Interested in magic (heka) and ritual? You can legally download this one for free: Robert Ritner’s The Mechanics of Ancient Egyptian Magical Practice or get G. Pinch’s less-massive version, Magic in Ancient Egypt. (To download Ritner, click the little red arrow next to the “4th printing” line.) For what it’s worth, Pinch’s book is a lot less daunting and contains the same basic overview of everything, but if you love details and really big tomes of information, go with Ritner.
further research: Netjer, gods, source material, symbolism, and hieroglyphs
After borrowing or buying or downloading those, you’ll have a pretty solid foundation in ancient Egyptian life, deities, and magical concepts. Still hungry? Yeah, me too. :)
To further your understanding of the concept of Netjer (divinity) and Netjeru (the gods), try this one by Erik Hornung: Conceptions of God in Ancient Egypt: The One and the Many.
Now that you have your teeth in the basics, give Dimitri Meeks’ Daily Life of the Egyptian Gods a read. Be warned that he blends mythology of all eras, so you’ll find plenty of Greco-Roman Egyptian myths in with the Old Kingdom ones. (This is primarily why I recommend him for your second phase of reading, after you’ve built a general foundation of knowledge in ancient Egypt itself.)
How about some source texts for your very own? For the Book of Going Forth by Day (aka the Book of the Dead), the Coffin Texts, and the Pyramid Texts, I heartily recommend the translations done by Raymond Faulkner.
If you’d like more on the symbolism and styles of ancient Egyptian art, good ole Richard Wilkinson has a pair of insightful books on the matter: Symbol & Magic in Ancient Egyptian Art and Reading Egyptian Art: A Hieroglyphic Guide to Ancient Egyptian Painting and Sculpture.
Want to learn how to read and write hieroglyphs?
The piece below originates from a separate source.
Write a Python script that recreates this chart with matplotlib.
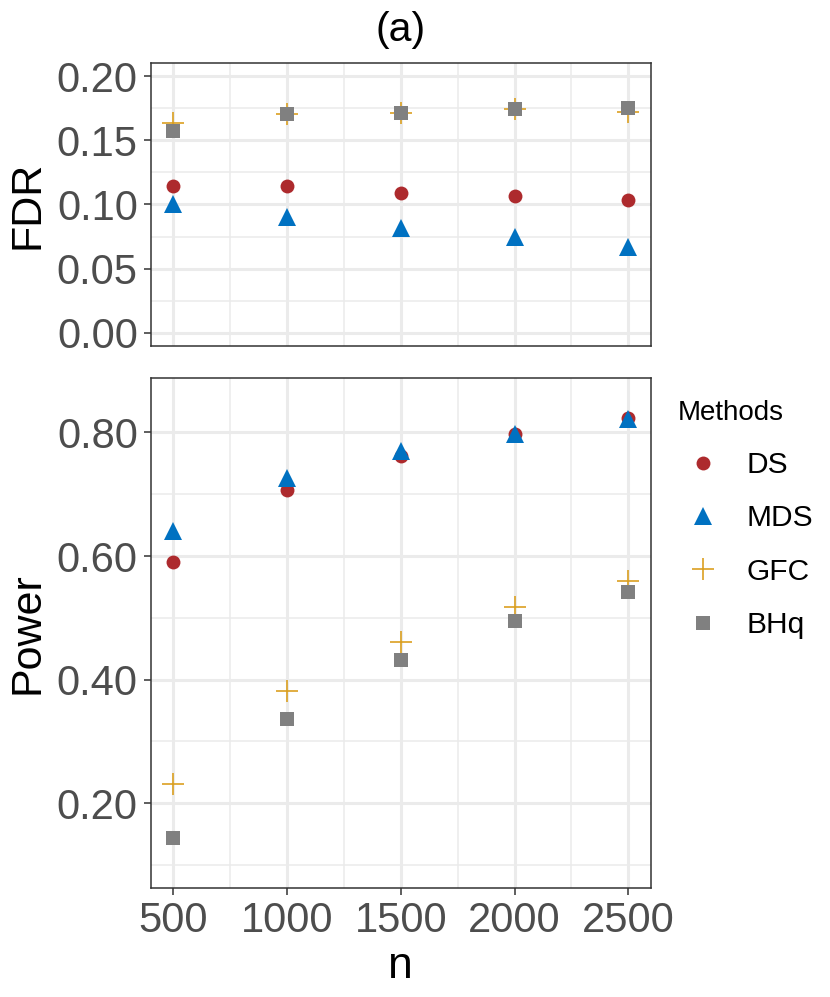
import matplotlib
matplotlib.use("Agg")
import matplotlib.pyplot as plt
from matplotlib.ticker import FixedLocator

plt.rcParams['font.family'] = ['Liberation Sans', 'DejaVu Sans']

n = [500, 1000, 1500, 2000, 2500]
methods = ["DS", "MDS", "GFC", "BHq"]

fdr_ds = [0.1147, 0.1147, 0.1093, 0.1064, 0.1033]
fdr_mds = [0.1000, 0.0900, 0.0815, 0.0750, 0.0670]
fdr_gfc = [0.1636, 0.1703, 0.1711, 0.1747, 0.1724]
fdr_bhq = [0.1569, 0.1706, 0.1716, 0.1747, 0.1752]

pow_ds = [0.591, 0.706, 0.761, 0.798, 0.823]
pow_mds = [0.641, 0.726, 0.770, 0.797, 0.821]
pow_gfc = [0.231, 0.381, 0.461, 0.518, 0.559]
pow_bhq = [0.1435, 0.336, 0.431, 0.4945, 0.542]

fdr_ticks = [0.00, 0.05, 0.10, 0.15, 0.20]
pow_ticks = [0.20, 0.40, 0.60, 0.80]

colors = {"DS": "#AD2A2D", "MDS": "#0071C1", "GFC": "#DBA021", "BHq": "#808080"}
markers = {"DS": "o", "MDS": "^", "GFC": "+", "BHq": "s"}
msizes = {"DS": 10, "MDS": 13.3, "GFC": 15.6, "BHq": 10}

W, H = 830, 997
fig = plt.figure(figsize=(W / 100, H / 100), dpi=100)

def fx(px):
    return px / W

def fy(py):
    return 1 - py / H

left, right = 150.7, 651
ax1 = fig.add_axes([fx(left), fy(345.7), (right - left) / W, (345.7 - 63.3) / H])
ax2 = fig.add_axes([fx(left), fy(888.3), (right - left) / W, (888.3 - 378.3) / H])

def style(ax, yticks, yminor, ylim, show_x):
    ax.set_xlim(400, 2600)
    ax.set_ylim(*ylim)
    ax.set_facecolor("white")
    ax.xaxis.set_major_locator(FixedLocator(n))
    ax.xaxis.set_minor_locator(FixedLocator([750, 1250, 1750, 2250]))
    ax.yaxis.set_major_locator(FixedLocator(yticks))
    ax.yaxis.set_minor_locator(FixedLocator(yminor))
    ax.set_yticklabels([f"{t:.2f}" for t in yticks])
    ax.grid(which="major", color="#EBEBEB", lw=2.2, zorder=0)
    ax.grid(which="minor", color="#EBEBEB", lw=1.1, zorder=0)
    ax.set_axisbelow(True)
    for s in ax.spines.values():
        s.set_color("#333333")
        s.set_linewidth(1.1)
    ax.tick_params(axis="y", which="major", length=5, width=1.1, color="#333333",
                   labelsize=30, labelcolor="#4D4D4D", pad=4.3)
    ax.tick_params(axis="y", which="minor", length=0)
    ax.tick_params(axis="x", which="minor", length=0)
    if show_x:
        ax.tick_params(axis="x", which="major", length=5, width=1.1, color="#333333",
                       labelsize=30, labelcolor="#4D4D4D", pad=4.5)
        ax.set_xticklabels([str(v) for v in n])
    else:
        ax.tick_params(axis="x", which="major", length=0, labelbottom=False)

style(ax1, fdr_ticks, [0.025, 0.075, 0.125, 0.175], (-0.01, 0.21), False)
style(ax2, pow_ticks, [0.1, 0.3, 0.5, 0.7], (0.0625, 0.8875), True)

fdr_vals = {"DS": fdr_ds, "MDS": fdr_mds, "GFC": fdr_gfc, "BHq": fdr_bhq}
pow_vals = {"DS": pow_ds, "MDS": pow_mds, "GFC": pow_gfc, "BHq": pow_bhq}

handles = []
for i, m in enumerate(methods):
    kw = dict(ls="none", marker=markers[m], ms=msizes[m], color=colors[m], zorder=3 + i)
    if m == "GFC":
        kw.update(mew=1.2)
    else:
        kw.update(mew=0)
    ax1.plot(n, fdr_vals[m], **kw)
    h, = ax2.plot(n, pow_vals[m], label=m, **kw)
    handles.append(h)

fig.text(27 / W, fy((63.3 + 345.7) / 2), "FDR", rotation=90, ha="center", va="center",
         fontsize=31, color="black")
fig.text(27 / W, fy((378.3 + 888.3) / 2), "Power", rotation=90, ha="center", va="center",
         fontsize=31, color="black")
fig.text(fx((left + right) / 2), fy(966), "n", ha="center", va="center", fontsize=32, color="black")
fig.text(fx((left + right) / 2), fy(30), "(a)", ha="center", va="center", fontsize=29.5, color="black")

leg = fig.legend(handles=handles, labels=methods, title="Methods", loc="upper left",
                 bbox_to_anchor=(fx(678), fy(400)), frameon=False, borderpad=0,
                 borderaxespad=0, fontsize=21.5, title_fontsize=20, handlelength=1.67,
                 handletextpad=0.63, labelspacing=0.85, alignment="left")
leg._legend_box.sep = 18

fig.savefig("out.png", dpi=100)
Teach yourself with Collier & Manly’s How to Read Egyptian Hieroglyphs or tackle a slightly larger book with James Allen’s Middle Egyptian: An Introduction to the Language and Culture of Hieroglyphs.
I hope this has been a helpful suggested progression of books—I welcome feedback and questions at any time if you’ve got ’em!
ps: avoid this
As a closing note, please avoid any texts translated or written by Wallis E. Budge. His translations are no longer accurate or valid and can in many instances be rather misleading, unless you want his books solely to see the original hieroglyphs while ignoring his English versions.